Ultrathin Nitrogen‐Doped Carbon Encapsulated Ni Nanoparticles for Highly Efficient Electrochemical CO2 Reduction and Aqueous Zn‐CO2 Batteries

Abstract

Electrochemical CO2 reduction reaction (CO2 RR), powered by renewable electricity, has attracted great attention for producing high value-added fuels and chemicals, as well as feasibly mitigating CO2 emission problem. Here, this work reports a facile hard template strategy to prepare the Ni@N-C catalyst with core-shell structure, where nickel nanoparticles (Ni NPs) are encapsulated by thin nitrogen-doped carbon shells (N-C shells).
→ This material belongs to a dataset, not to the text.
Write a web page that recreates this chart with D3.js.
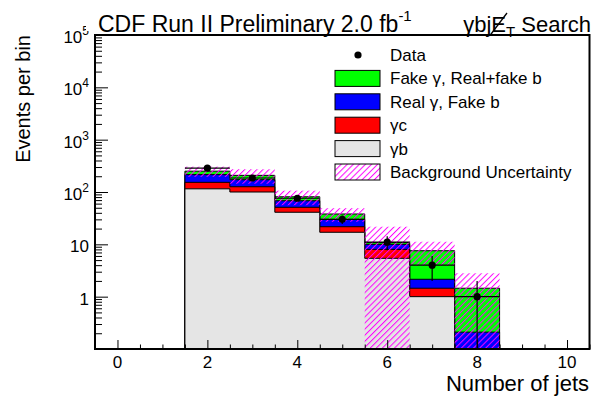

The Ni@N-C catalyst has demonstrated a promising industrial current density of 236.7mA cm-2 with the superb FECO of 97% at -1.1V versusRHE. Moreover, Ni@N-C can drive the reversible Zn-CO2 battery with the largest power density of 1.64mW cm-2 , and endure a tough cycling durability. These excellent performances are ascribed to the synergistic effect of Ni@N-C that Ni NPs can regulate the electronic microenvironment of N-doped carbon shells, which favor to enhance the CO2 adsorption capacity and the electron transfer capacity. Density functional theory calculations prove that the binding configuration of N-C located on the top of Ni slabs (Top-Ni@N-C) is the most thermodynamically stable and possess a lowest thermodynamic barrier for the formation of COOH* and the desorption of CO. This work may pioneer a new method on seeking high-efficiency and worthwhile electrocatalysts for CO2 RR and Zn-CO2 battery.